В самом начале 1960-х на зимние студенческие каникулы я отправился в Среднюю Азию. В темных лавках чеканщиков-ювелиров-старьевщиков Хивы я заметил эффектную даму, перебирающую старинные азиатские браслеты и кольца. Заметил и рукописные афиши лекций по истории мирового кино со знакомым именем. То же повторилось в Бухаре. В Самарканде я не вытерпел и купил билетик в лекторий общества «Знание». Там имя совместилось не только с обликом дамы, но с неповторимым, как я теперь точно знаю, голосом. Неповторимым потому, что он служил ее особенной манере говорить, а последняя отвечала ее манере своей страстью вовлекать в диалог слушателя, собеседника, оппонента. Я тогда не решился подойти к лектору.
Но вот настал 1968 год. Важные вещи происходили в мире. Студенческие бунты в Европе подхлестнули и на полвека определили развитие общества и его философии на Западе. Замораживание «пражской весны», если не наполовину, то на четверть века, определило состояние общественной жизни и мысли на Востоке, то есть у нас.
Подавление попыток свободы в Чехословакии было куда менее кровавым, чем за двенадцать лет до того в Венгрии. Репрессии 1960-х против правозащитников и инакомыслящих были куда менее значительны, чем за двадцать, тем более тридцать лет до того. Но именно в конце 1960-х родились некие формы организованного и, если не массового, то и не единичного протеста в среде столичной интеллигенции. НЗ была в этих не густых, но передовых рядах.
Одной формой было «подписантство». Вспомним, в этом случае протест состоял всего лишь в том, что ряд интеллигентов в коллективном письме извещали власти о своем несогласии с начинающимися преследованиями отдельных лиц из их среды. Эти, казалось бы, верноподданнические действия расценивались, однако, как умысел на бунт и карались — не уголовным, но административным или политическим образом.
Другой, более опасной формой протеста был выпуск самиздатовской «Хроники текущих событий», собственно, хроники репрессий. За попытку не только сообщать, но даже знать о репрессиях, следовали репрессии же, порой еще более жесткие. В тех кругах, к которым принадлежала НЗ (и к тому времени и я), распространять «Хронику» и подписывать письма было страшно, отказываться это делать было стыдно. Насколько страшно? Очень страшно. Насколько стыдно? Очень стыдно. Ибо и страх и стыд связаны не с «объективной» мерой опасности или подлости, а с социальной их оценкой, с тем, что называют: «по меркам того времени». НЗ, разумеется, жила по меркам своего времени.

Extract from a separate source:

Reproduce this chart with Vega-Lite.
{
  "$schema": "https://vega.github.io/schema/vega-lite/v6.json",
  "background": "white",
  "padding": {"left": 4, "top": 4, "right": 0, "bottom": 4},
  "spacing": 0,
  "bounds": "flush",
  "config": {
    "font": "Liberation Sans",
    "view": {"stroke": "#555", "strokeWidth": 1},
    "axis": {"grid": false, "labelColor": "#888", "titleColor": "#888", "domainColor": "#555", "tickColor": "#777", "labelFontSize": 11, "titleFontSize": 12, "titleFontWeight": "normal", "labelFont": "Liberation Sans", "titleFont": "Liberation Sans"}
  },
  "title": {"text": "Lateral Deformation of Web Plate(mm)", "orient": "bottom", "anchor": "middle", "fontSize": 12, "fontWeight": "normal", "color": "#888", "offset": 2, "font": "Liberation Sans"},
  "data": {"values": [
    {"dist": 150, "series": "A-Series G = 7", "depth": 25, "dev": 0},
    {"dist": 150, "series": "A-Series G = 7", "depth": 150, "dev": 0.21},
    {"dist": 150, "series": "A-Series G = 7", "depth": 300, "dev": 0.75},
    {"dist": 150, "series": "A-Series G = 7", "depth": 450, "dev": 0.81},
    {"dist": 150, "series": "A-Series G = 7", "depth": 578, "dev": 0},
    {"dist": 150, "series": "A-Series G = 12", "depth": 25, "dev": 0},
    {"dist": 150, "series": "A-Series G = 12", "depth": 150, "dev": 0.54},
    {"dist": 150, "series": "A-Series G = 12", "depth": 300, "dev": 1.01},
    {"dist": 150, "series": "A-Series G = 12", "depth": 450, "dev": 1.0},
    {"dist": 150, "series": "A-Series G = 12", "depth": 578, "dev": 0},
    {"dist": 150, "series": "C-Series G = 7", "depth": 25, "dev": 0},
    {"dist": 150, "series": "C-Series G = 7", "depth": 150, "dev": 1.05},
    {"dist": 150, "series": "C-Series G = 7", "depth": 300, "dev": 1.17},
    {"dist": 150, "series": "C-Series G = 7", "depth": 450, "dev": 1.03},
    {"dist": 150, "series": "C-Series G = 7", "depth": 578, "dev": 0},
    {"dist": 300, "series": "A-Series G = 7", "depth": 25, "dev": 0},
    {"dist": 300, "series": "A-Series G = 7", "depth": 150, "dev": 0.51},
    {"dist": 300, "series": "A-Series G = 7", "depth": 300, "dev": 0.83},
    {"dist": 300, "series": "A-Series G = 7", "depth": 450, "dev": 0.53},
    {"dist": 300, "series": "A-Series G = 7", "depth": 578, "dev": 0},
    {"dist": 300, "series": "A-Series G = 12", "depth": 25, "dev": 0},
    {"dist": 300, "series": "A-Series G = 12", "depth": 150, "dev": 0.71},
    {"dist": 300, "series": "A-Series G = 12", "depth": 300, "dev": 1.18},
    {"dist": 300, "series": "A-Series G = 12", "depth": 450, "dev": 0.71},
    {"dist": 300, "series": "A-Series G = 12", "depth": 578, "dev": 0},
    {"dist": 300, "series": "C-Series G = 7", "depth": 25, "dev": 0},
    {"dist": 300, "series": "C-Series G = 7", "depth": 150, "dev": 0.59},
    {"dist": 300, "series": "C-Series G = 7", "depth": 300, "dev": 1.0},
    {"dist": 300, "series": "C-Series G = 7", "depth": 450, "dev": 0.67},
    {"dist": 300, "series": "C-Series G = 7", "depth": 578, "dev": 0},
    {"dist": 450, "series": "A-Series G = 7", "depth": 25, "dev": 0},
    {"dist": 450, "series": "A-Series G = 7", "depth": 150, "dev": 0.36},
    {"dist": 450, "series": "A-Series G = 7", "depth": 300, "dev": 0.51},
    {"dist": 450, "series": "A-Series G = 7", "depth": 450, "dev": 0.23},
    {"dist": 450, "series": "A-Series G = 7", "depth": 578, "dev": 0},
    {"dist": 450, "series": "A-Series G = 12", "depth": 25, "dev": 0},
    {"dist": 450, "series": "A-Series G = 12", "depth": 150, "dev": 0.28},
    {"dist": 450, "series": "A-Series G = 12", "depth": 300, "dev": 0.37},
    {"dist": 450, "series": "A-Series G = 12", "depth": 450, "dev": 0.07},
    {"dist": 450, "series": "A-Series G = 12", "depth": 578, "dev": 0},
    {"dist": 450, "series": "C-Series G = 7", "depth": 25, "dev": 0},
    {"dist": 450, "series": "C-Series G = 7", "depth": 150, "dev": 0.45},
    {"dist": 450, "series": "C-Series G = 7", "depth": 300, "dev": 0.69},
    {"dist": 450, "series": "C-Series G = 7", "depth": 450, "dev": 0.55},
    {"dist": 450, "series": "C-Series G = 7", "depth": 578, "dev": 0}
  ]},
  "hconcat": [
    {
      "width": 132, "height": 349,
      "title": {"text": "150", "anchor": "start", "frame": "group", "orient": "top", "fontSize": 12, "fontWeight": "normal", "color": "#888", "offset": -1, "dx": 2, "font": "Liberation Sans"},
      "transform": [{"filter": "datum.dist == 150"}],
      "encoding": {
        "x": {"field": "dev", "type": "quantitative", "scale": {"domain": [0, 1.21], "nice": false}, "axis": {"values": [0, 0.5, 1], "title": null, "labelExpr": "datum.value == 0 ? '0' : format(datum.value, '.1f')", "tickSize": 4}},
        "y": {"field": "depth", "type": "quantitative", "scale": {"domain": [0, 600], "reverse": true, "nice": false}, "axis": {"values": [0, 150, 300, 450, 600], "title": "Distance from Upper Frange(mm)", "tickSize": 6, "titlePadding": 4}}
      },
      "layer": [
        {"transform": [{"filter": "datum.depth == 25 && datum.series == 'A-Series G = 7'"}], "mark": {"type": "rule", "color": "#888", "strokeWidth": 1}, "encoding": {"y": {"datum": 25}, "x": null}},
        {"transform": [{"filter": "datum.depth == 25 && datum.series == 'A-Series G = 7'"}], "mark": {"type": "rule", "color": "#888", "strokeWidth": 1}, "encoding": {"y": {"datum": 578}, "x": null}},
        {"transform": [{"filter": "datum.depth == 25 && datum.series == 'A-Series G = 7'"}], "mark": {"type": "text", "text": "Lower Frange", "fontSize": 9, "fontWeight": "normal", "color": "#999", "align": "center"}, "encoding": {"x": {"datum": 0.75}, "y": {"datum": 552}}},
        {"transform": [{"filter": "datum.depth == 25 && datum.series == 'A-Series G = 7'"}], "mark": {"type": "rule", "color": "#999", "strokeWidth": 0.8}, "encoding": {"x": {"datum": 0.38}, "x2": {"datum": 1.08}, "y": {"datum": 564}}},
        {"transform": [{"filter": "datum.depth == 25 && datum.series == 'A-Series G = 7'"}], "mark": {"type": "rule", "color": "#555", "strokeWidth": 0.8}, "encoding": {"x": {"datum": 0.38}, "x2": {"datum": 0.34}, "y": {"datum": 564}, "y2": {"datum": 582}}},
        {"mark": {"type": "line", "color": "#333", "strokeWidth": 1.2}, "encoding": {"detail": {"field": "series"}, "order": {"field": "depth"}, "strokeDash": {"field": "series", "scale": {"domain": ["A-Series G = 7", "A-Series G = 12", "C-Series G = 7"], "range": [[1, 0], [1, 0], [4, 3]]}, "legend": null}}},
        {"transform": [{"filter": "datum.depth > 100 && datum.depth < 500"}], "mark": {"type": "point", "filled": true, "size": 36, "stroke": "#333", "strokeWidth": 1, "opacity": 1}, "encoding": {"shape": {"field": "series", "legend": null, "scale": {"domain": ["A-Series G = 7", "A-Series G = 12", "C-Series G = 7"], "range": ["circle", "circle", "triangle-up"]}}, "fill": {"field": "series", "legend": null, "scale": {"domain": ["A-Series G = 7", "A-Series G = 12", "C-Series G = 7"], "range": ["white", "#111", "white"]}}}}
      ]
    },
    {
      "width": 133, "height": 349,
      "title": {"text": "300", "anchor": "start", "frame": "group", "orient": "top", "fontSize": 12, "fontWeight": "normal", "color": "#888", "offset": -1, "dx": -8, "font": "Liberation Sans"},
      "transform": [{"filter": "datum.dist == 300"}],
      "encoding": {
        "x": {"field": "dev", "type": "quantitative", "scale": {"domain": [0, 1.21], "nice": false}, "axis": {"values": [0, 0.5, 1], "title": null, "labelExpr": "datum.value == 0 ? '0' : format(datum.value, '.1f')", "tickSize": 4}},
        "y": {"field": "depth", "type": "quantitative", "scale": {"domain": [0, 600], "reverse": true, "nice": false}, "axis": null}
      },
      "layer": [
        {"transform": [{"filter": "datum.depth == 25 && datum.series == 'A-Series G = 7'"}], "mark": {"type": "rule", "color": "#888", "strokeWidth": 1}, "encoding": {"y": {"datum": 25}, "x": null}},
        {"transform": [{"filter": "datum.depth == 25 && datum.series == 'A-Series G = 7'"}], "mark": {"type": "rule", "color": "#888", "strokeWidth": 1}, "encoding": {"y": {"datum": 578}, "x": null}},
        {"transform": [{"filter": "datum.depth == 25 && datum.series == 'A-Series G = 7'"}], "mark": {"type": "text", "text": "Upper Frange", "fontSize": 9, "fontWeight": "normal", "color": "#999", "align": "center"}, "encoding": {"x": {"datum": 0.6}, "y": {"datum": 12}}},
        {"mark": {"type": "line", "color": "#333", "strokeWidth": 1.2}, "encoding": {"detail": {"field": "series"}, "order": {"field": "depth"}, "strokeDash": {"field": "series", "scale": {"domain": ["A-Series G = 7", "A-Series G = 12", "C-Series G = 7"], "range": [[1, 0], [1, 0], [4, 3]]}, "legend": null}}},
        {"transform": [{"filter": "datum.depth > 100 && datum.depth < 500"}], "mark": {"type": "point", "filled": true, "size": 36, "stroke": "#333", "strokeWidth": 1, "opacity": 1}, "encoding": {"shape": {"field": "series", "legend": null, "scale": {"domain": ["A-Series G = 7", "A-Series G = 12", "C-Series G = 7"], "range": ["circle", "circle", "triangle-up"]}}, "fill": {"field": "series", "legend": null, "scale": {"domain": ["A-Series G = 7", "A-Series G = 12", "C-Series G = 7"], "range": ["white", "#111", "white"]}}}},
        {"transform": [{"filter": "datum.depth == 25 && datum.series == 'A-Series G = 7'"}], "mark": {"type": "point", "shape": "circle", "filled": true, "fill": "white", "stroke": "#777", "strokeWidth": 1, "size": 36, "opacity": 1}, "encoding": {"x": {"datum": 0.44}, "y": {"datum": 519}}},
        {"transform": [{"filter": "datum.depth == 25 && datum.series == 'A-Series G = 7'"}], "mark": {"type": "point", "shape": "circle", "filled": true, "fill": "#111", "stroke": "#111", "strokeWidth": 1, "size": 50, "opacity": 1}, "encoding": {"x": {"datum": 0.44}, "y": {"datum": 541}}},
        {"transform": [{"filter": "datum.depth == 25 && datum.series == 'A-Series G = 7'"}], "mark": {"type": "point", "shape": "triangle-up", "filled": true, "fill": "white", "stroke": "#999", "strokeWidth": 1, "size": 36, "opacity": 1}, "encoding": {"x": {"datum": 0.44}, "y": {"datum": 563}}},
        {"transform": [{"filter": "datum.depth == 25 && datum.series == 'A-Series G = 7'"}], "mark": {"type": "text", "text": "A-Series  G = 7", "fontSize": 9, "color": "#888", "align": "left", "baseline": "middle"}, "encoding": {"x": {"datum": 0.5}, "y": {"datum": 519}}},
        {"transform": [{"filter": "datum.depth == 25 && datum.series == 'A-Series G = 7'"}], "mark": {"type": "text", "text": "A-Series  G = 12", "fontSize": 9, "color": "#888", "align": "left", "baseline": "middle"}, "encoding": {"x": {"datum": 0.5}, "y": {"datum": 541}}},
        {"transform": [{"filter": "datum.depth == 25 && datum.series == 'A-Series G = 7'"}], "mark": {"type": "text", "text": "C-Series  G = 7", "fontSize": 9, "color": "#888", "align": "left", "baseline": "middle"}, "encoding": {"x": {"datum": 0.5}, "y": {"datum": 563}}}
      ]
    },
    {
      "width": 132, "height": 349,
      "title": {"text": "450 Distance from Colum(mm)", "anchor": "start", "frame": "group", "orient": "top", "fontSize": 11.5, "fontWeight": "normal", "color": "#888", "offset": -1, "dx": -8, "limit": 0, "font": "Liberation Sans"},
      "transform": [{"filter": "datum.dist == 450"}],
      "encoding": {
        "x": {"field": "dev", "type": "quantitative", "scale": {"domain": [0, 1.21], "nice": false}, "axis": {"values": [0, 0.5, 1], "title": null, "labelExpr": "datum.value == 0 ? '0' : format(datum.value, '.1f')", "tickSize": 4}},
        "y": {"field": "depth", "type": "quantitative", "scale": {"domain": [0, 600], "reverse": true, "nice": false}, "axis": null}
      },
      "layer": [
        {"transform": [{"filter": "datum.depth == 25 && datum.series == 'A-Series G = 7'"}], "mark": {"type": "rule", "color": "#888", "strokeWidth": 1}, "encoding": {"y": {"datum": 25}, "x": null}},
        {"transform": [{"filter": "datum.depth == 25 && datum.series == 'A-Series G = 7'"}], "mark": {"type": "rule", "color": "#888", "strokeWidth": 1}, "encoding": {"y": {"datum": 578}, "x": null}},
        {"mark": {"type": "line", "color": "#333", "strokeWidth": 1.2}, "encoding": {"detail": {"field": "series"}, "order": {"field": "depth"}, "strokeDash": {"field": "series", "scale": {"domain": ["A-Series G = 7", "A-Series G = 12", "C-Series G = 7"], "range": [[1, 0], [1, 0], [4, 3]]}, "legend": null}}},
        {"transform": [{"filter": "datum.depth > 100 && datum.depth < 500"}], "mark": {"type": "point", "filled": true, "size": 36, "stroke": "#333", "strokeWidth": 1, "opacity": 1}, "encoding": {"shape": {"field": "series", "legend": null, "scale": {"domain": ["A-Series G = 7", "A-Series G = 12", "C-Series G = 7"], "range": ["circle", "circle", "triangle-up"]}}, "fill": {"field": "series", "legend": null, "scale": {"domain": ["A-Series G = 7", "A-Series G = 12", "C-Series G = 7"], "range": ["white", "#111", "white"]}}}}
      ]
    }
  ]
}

Сейчас людей, участвовавших в этих формах протеста, именуют диссидентами (т. е. откольниками) либо инакомыслящими. Это неверно. Они, а уж НЗ паче иных, не только не собирались откалываться от своей среды, но были плотью от ее плоти. И они не думали инако. О власти и ее действиях думали то же самое, что и НЗ, и те, кто, в отличие от нее, отказались подписывать письма, кто уклонялись, находя для себя разные оправдания, — у меня скоро защита, мне скоро в загранкомандировку, у меня мужа допуска лишат… и т. п. Подписывали же те, кто были инакие не мысленно, а нравственно, в душах которых боязнь стыда перед собой и близкими была больше боязни санкций со стороны начальства, государства, режима.